Nomani, now at Georgetown University in the U.S., also objected to how the utterances of the Taliban and Al-Quaida were being used to define the Muslim community.

She thought that censorship of the book amounted to a self-fulfilling prophecy but pointed out how, under the Inquisition, books were burned, while Russian novelists had also been jailed and exiled, all of which demonstrated that intolerance of the written word was by no means confined to Islam.

The Lillehammer conference also saw a documentary titled “Fatal Words” by the Norwegian Broadcasting Corporation about the reaction to an article in a Nigerian newspaper by a young woman called Isioma Daniel.
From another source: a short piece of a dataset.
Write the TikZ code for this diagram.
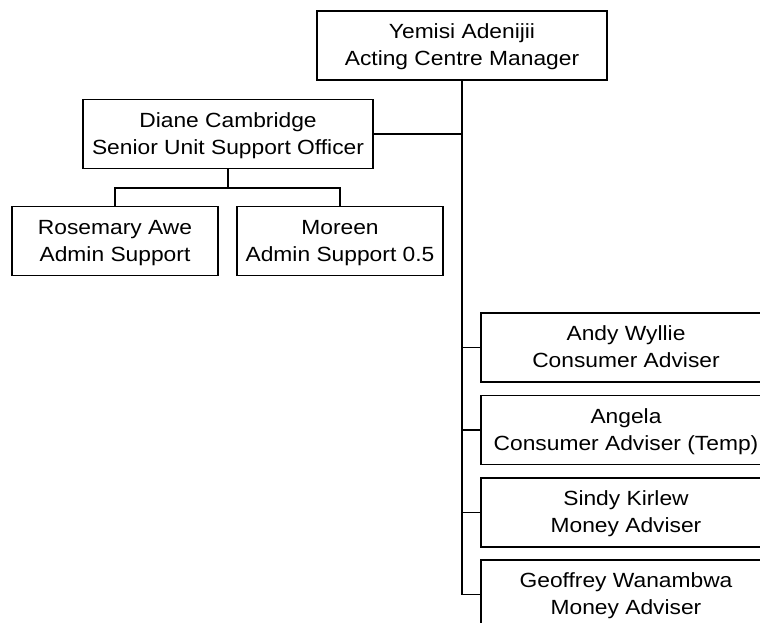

She had studied journalism and politics in the U.K. and got her first job with Thisday, a Lagos-based national daily. The Miss World contest was to be held in the country later in 2002 and she criticised the protests by some Nigerian Muslims against the forthcoming event, where scantily-dressed women would be paraded.

She handed it over to her editor, who passed her copy without reading all of it. It ended with a passing tongue-in-cheek reference to the Prophet. The piece sparked off a massive communal conflagration between Muslims and Christians, leaving 200 dead, 11,000 homeless and forcing Daniel to flee the country. She is now in Norway, working with a Norwegian newspaper.

At the time, the Governor of a northern Islamist state in Nigeria issued a fatwa against her, saying: “Like Salman Rushdie, the blood of Isioma Daniel can be shed. It is abiding on all Muslims wherever they are to consider the killing of the writer as a religious duty.”

Critical look

The documentary is critical of the Miss World organisers who shifted the event to London rather than cancel it, despite the bloodshed. They were asked on British TV whether they had “blood on their swimsuits”.

Miss England entered into a deal with Julia Morley, the contest organiser, to participate in London on condition that she wouldn’t accept any prize. In the film, Miss Norway, who was also a reluctant participant, meets Daniel in their home country in more peaceful times to exchange notes.

It was clear that the young woman had inserted the sentence at the last minute and originally thought it was “funny, light hearted” and “didn’t see it as anything anybody should take seriously or cause much fuss”.

Asked in Lillehammer whether she would revise her opinion in the light of the widespread rioting, she took a carefully nuanced position. She said that she was extremely sorry for what had happened, but repeated that she didn’t think it warranted such a violent reaction.